- _Data records_
━━━━━━━━━━

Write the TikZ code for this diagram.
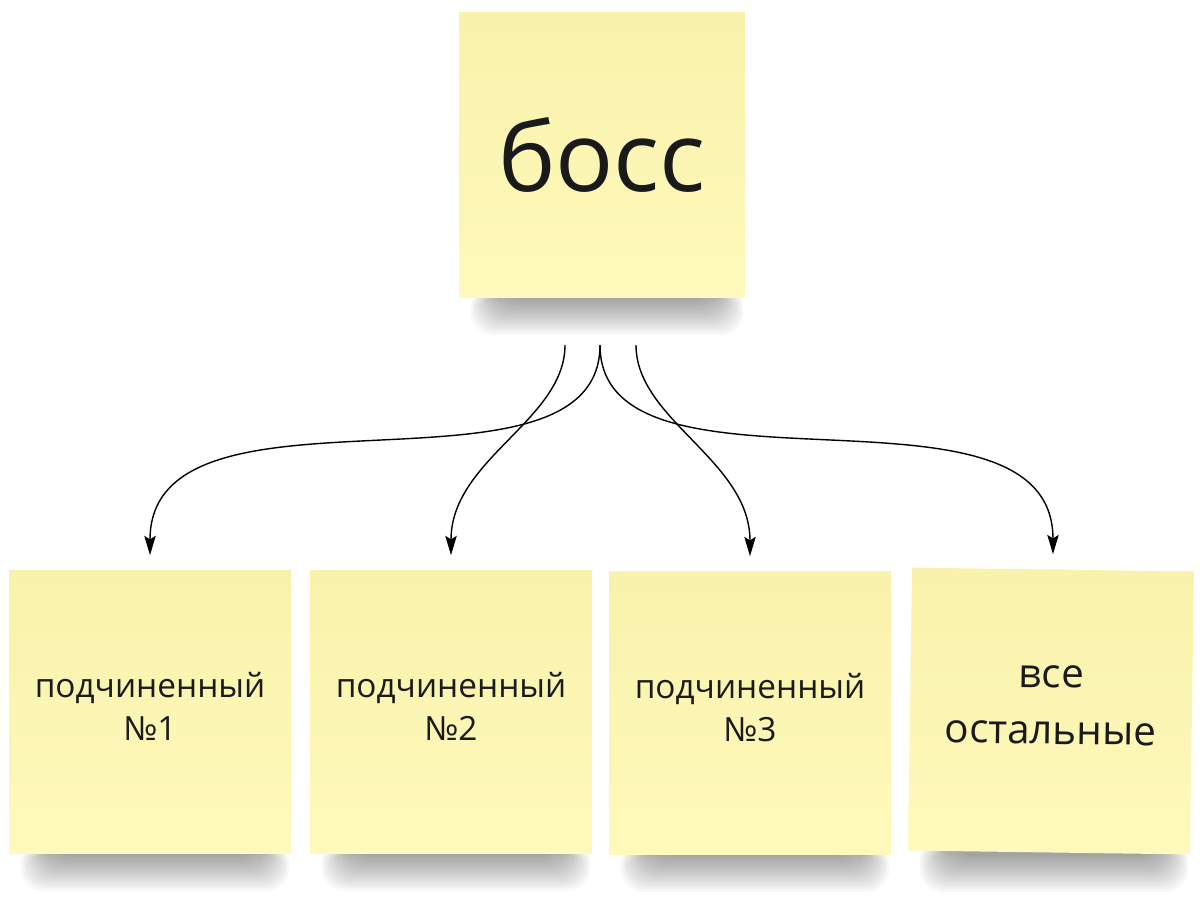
\documentclass[tikz,border=0pt]{standalone}
\usepackage{fontspec}
\setmainfont{Open Sans}
\usetikzlibrary{arrows.meta,backgrounds,calc}
\definecolor{notetop}{RGB}{249,242,172}
\definecolor{notebot}{RGB}{255,249,187}
\definecolor{ink}{RGB}{26,26,26}
\tikzstyle{sticky}=[rectangle, minimum width=5.64cm, minimum height=5.66cm, inner sep=0pt,
  top color=notetop, bottom color=notebot, text=ink, align=center, font=\fontsize{19}{24.5}\selectfont]
\tikzstyle{bigsticky}=[sticky, minimum width=5.72cm, minimum height=5.7cm, font=\fontsize{55}{66}\selectfont]
\tikzstyle{link}=[->, line width=0.8pt]

\begin{document}
\begin{tikzpicture}[x=0.02cm, y=-0.02cm, >={Stealth[length=11pt,width=6.5pt,inset=2pt]}]
\useasboundingbox (0,0) rectangle (1200,900);

\node [bigsticky] (boss) at (602,155) {босс};
\node [sticky] (sub1) at (150,712) {подчиненный\\№1\\[-18pt]};
\node [sticky] (sub2) at (451,712) {подчиненный\\№2\\[-18pt]};
\node [sticky] (sub3) at (750,713) {подчиненный\\№3\\[-18pt]};
\node [sticky, rotate=-0.8, font=\fontsize{23}{32}\selectfont] (rest) at (1051,711) {все\\остальные\\[-25pt]};

% soft shadows under the notes
\begin{scope}[on background layer]
  \foreach \n in {boss,sub1,sub2,sub3,rest}{
    \foreach \k in {0,...,15}
      \fill[black, opacity=0.028, rounded corners=0.45cm]
        ($(\n.south west)+(42-\k*2,-12)$) rectangle ($(\n.south east)+(-32+\k*2,1+\k*2.4)$);
  }
\end{scope}

\coordinate (outL) at (565,345);
\coordinate (outM) at (600,345);
\coordinate (outR) at (636,345);

\draw[link] (outM) .. controls +(0,170) and +(0,-191) .. ([yshift=0.3cm]sub1.north);
\draw[link] (outL) .. controls +(0,75) and +(0,-96) .. ([yshift=0.3cm]sub2.north);
\draw[link] (outR) .. controls +(0,75) and +(0,-96) .. ([yshift=0.3cm]sub3.north);
\draw[link] (outM) .. controls +(0,170) and +(0,-191) .. ([yshift=0.3cm]rest.north);
\end{tikzpicture}
\end{document}
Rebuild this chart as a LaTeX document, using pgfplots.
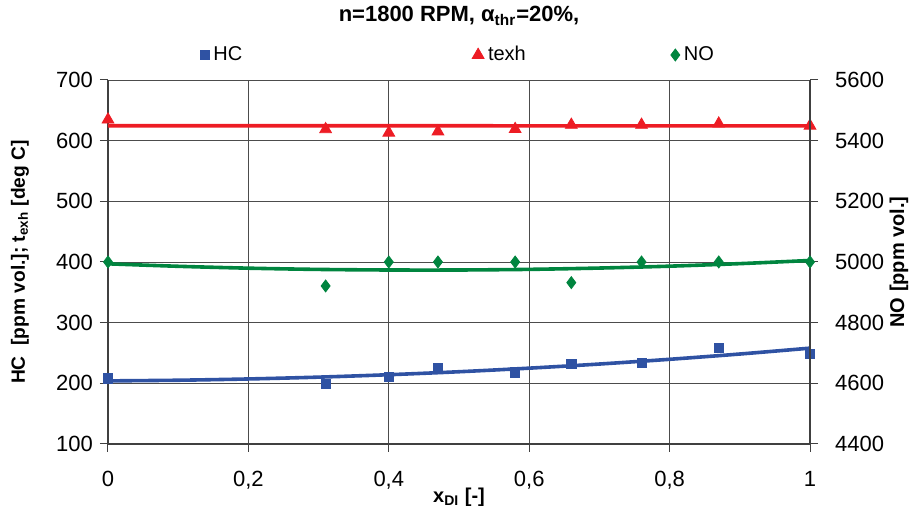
\documentclass[border=0pt]{standalone}
\usepackage{fontspec}
\setmainfont{Liberation Sans}
\usepackage{pgfplots}
\pgfplotsset{compat=1.18}
\definecolor{hcblue}{RGB}{47,82,163}
\definecolor{texred}{RGB}{237,28,36}
\definecolor{nogreen}{RGB}{0,133,63}
\begin{document}
\begin{tikzpicture}
\pgfplotsset{
  common/.style={
    scale only axis, width=351pt, height=182pt,
    xmin=0, xmax=1, clip=false,
    tick align=outside, major tick length=4pt,
    tick style={black!75, line width=0.5pt},
    every tick label/.append style={font=\fontsize{11}{13}\selectfont},
    /pgf/number format/assume math mode=true,
    /pgf/number format/use comma,
    /pgf/number format/1000 sep={},
    axis line style={black!75, line width=0.6pt},
  }
}
\begin{axis}[common,
  axis y line*=left, axis x line*=bottom,
  ymin=100, ymax=700, ytick={100,200,...,700},
  xtick={0,0.2,0.4,0.6,0.8,1},
  xticklabel style={yshift=-6pt},
  grid=major, grid style={black!70, line width=0.45pt},
  xlabel={\textbf{x\textsubscript{DI} [-]}},
  xlabel style={at={(axis description cs:0.5,-0.1456)}, anchor=center, font=\fontsize{10}{12}\selectfont},
  ylabel={\textbf{HC\ \ [ppm vol.]; t\textsubscript{exh} [deg C]}},
  ylabel style={at={(axis description cs:-0.1254,0.5)}, anchor=center, font=\fontsize{9.6}{12}\selectfont},
  title={\textbf{n=1800 RPM, α\textsubscript{thr}=20\%,}},
  title style={at={(axis description cs:0.5,1.1429)}, anchor=center, font=\fontsize{11}{13}\selectfont},
  legend columns=3,
  legend style={at={(0.5,1.0687)}, anchor=center, draw=none, fill=none,
    font=\fontsize{10}{12}\selectfont,
    /tikz/column 2/.style={column sep=113pt},
    /tikz/column 4/.style={column sep=70.5pt}},
  legend image code/.code={\draw[#1] plot coordinates {(0pt,0pt)};},
]
% HC measured
\addplot[only marks, mark=square*, mark size=2.3pt, color=hcblue] coordinates {
(0,208) (0.31,199) (0.40,211) (0.47,225) (0.58,218) (0.66,232) (0.76,234) (0.87,259) (1.0,248)};
\addlegendentry{HC}
% texh measured
\addplot[only marks, mark=triangle*, mark size=3.4pt, color=texred] coordinates {
(0,634.6) (0.31,618.7) (0.40,613) (0.47,615) (0.58,619) (0.66,626) (0.76,626) (0.87,628) (1.0,624.5)};
\addlegendentry{texh}
\addlegendimage{only marks, mark=diamond*, mark size=3pt, color=nogreen}
\addlegendentry{NO}
% trend lines
\addplot[forget plot, smooth, no marks, hcblue, line width=1.8pt] coordinates {
(0,204) (0.1,205.1) (0.2,207.2) (0.3,210.2) (0.4,214.2) (0.5,219.1) (0.6,225.0) (0.7,231.8) (0.8,239.6) (0.9,248.3) (1.0,258.0)};
\addplot[forget plot, no marks, texred, line width=1.8pt] coordinates {
(0,624.6) (0.5,624.5) (1.0,624.4)};
\end{axis}
\begin{axis}[common,
  axis y line*=right, axis x line=none,
  ymin=4400, ymax=5600, ytick={4400,4600,...,5600},
  yticklabel style={xshift=5pt},
  ylabel={\textbf{NO [ppm vol.]}},
  ylabel style={at={(axis description cs:1.1268,0.5)}, anchor=center, font=\fontsize{10}{12}\selectfont},
]
\addplot[smooth, no marks, nogreen, line width=1.8pt] coordinates {
(0,4994) (0.1,4985.8) (0.2,4979.6) (0.3,4975.5) (0.4,4973.6) (0.5,4973.6) (0.6,4975.7) (0.7,4980) (0.8,4986.2) (0.9,4994.6) (1.0,5005)};
\addplot[only marks, mark=diamond*, mark size=3pt, color=nogreen] coordinates {
(0,5000) (0.31,4921) (0.40,5000) (0.47,5000) (0.58,5000) (0.66,4932) (0.76,5000) (0.87,5000) (1.0,5000)};
\end{axis}
\pgfresetboundingbox
\path[use as bounding box] (-54pt,-31pt) rectangle (401pt,222pt);
\end{tikzpicture}
\end{document}
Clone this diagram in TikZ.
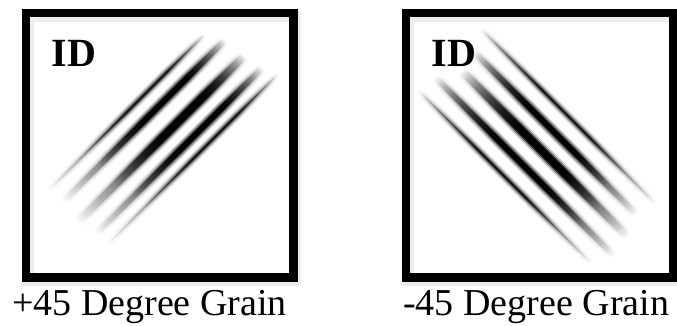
\documentclass[tikz,border=0pt]{standalone}
\usepackage{fontspec}
\setmainfont{Liberation Serif}
\usetikzlibrary{fadings}
\pgfdeclarehorizontalshading{lfadeshade}{100bp}{color(0bp)=(black); color(25bp)=(black); color(36bp)=(black!75!white); color(50bp)=(white); color(63bp)=(white); color(70bp)=(black!60!white); color(75bp)=(black); color(100bp)=(black)}
\pgfdeclarefading{lfade}{\pgfuseshading{lfadeshade}}
\pgfdeclarehorizontalshading{rfadeshade}{100bp}{color(0bp)=(black); color(25bp)=(black); color(31bp)=(black!65!white); color(42bp)=(white); color(56bp)=(white); color(66bp)=(black!70!white); color(75bp)=(black); color(100bp)=(black)}
\pgfdeclarefading{rfade}{\pgfuseshading{rfadeshade}}
\newcommand{\grainstripe}[6]{%
  \begin{scope}[transform canvas={shift={(#1,#2)},rotate=#3}]
    \fill[black, fill opacity=0.18, path fading=#6] (-#4/2,-#5/2-3) rectangle (#4/2,#5/2+3);
    \fill[black, fill opacity=0.35, path fading=#6] (-#4/2,-#5/2-1.5) rectangle (#4/2,#5/2+1.5);
    \fill[black, fill opacity=0.7, path fading=#6] (-#4/2,-#5/2) rectangle (#4/2,#5/2);
    \fill[black, fill opacity=0.9, path fading=#6] (-#4/2,-#5/2+1) rectangle (#4/2,#5/2-1);
  \end{scope}}
\tikzset{
  frame/.style={draw=black, line width=8.5pt, minimum width=267.5pt, minimum height=264pt, inner sep=0pt, anchor=north west},
  frameshadow/.style={draw=black, line width=11pt, draw opacity=0.07, minimum width=267.5pt, minimum height=264pt, inner sep=0pt, anchor=north west},
  idtext/.style={font=\bfseries\fontsize{40}{42}\selectfont, inner sep=0pt, anchor=base west},
  caption/.style={font=\fontsize{38}{40}\selectfont, inner sep=0pt, anchor=base west}
}
\begin{document}
\begin{tikzpicture}[x=1pt,y=-1pt]
\useasboundingbox[fill=white] (0,0) rectangle (677,326);
% frame shadows
\node[frameshadow] (ls) at (22.5,11) {};
\node[frameshadow] (rs) at (402.5,11) {};
% stripes left (+45)
\grainstripe{126.5}{112.5}{45}{220}{2.5}{lfade}
\grainstripe{144}{121}{45}{228}{7}{lfade}
\grainstripe{161}{139}{45}{235}{9}{lfade}
\grainstripe{179}{151}{45}{234}{7}{lfade}
\grainstripe{192.5}{159.5}{45}{240}{2.5}{lfade}
% stripes right (-45)
\grainstripe{505}{177}{-45}{244}{2.5}{rfade}
\grainstripe{524.5}{166.5}{-45}{252}{7}{rfade}
\grainstripe{544.5}{153.5}{-45}{234}{9}{rfade}
\grainstripe{555}{133}{-45}{230}{7}{rfade}
\grainstripe{568}{116}{-45}{248}{2.5}{rfade}
% frames
\node[frame] (lf) at (21.5,9) {};
\node[frame] (rf) at (401.5,9) {};
% ID labels
\node[idtext] (lid) at (51.5,67) {ID};
\node[idtext] (rid) at (431.5,67) {ID};
% captions
\node[caption] (lcap) at (12,315) {+45 Degree Grain};
\node[caption] (rcap) at (403,315) {-45 Degree Grain};
\end{tikzpicture}
\end{document}
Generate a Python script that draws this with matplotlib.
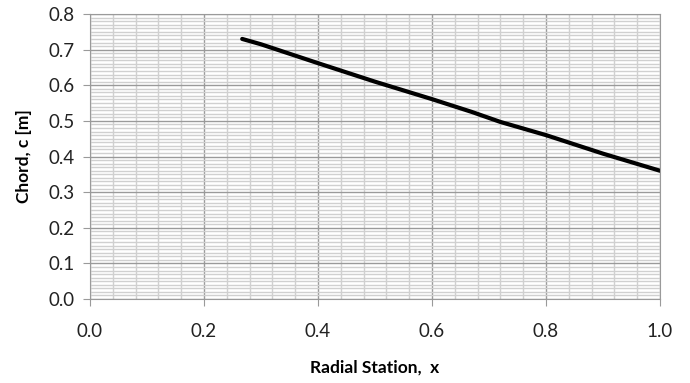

━━━━━━━━━━

- _STATED TASK_
Look through the lines above and collect those with the word "diagram".

- _WRITTEN SOLUTION_
Write the TikZ code for this diagram.
Clone this diagram in TikZ.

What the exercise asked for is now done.